For Gunpowder’s Harneet Baweja, One Tower Bridge was the perfect site for his new concept; a bakery inspired by his childhood memories of the old coffee houses of Kolkata.

“People from different backgrounds and religions would come together for their morning and afternoon coffees and pastries,” he says.

“They’d sit on big communal tables and discuss everything from local and world issues to families and business.
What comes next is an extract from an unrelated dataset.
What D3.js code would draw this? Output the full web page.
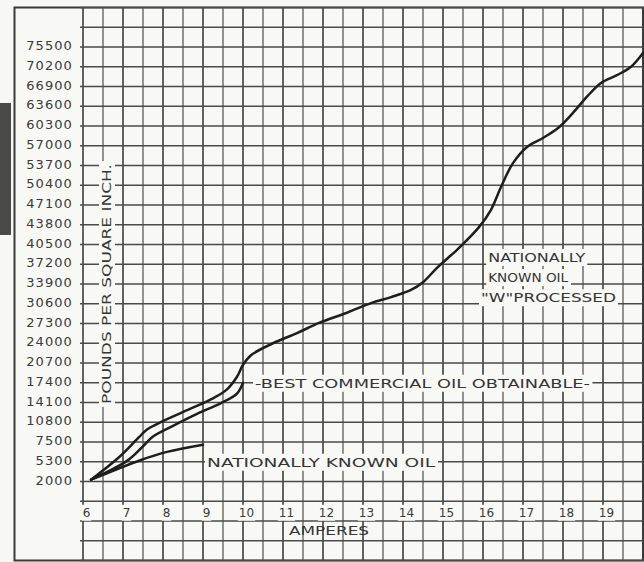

“Tower Bridge seemed the right fit with its mix of people around there – everyone from tourists, office workers, residents, destination diners. I wanted somewhere that would bring all of these people together.” And the life-styling doesn’t end with restaurants; Hackney-based boutique fitness studio BLOK set up its Shoreditch outfit on the ground floor of Principal Place last year, while neighbouring development The Stage is set to house high-end American fitness club Equinox, complete with a three-year complimentary membership for residents of the £750m scheme from 2019.

Culture vultures at One Tower Bridge can also  enjoy a show with their dinner at the 900-seat Bridge Theatre, where actor Laura Linney is currently treading the boards as the lead role in My Name is Lucy Barton, an adaptation of Elizabeth Strout’s best-selling short novel.

The Bridge is London’s largest new commercial theatre in more than four decades and the homebase for National Theatre-alumnae Nicholas Hytner and Nick Starr’s London Theatre Company, but also key to drawing visitors east along the south bank, according to Harry Lewis.

“Creating this new destination was also particularly important given the opening of the newly-redeveloped London Bridge Station, as visitor numbers are expected to increase by as much as  eight million this year,” he says.

“Ensuring the right mix of residential, fine dining, cultural offerings and public spaces played a vital role in this – One Tower Bridge has now fully come to life as a new hub on the south bank, over 10 years since the vision was first conceived.”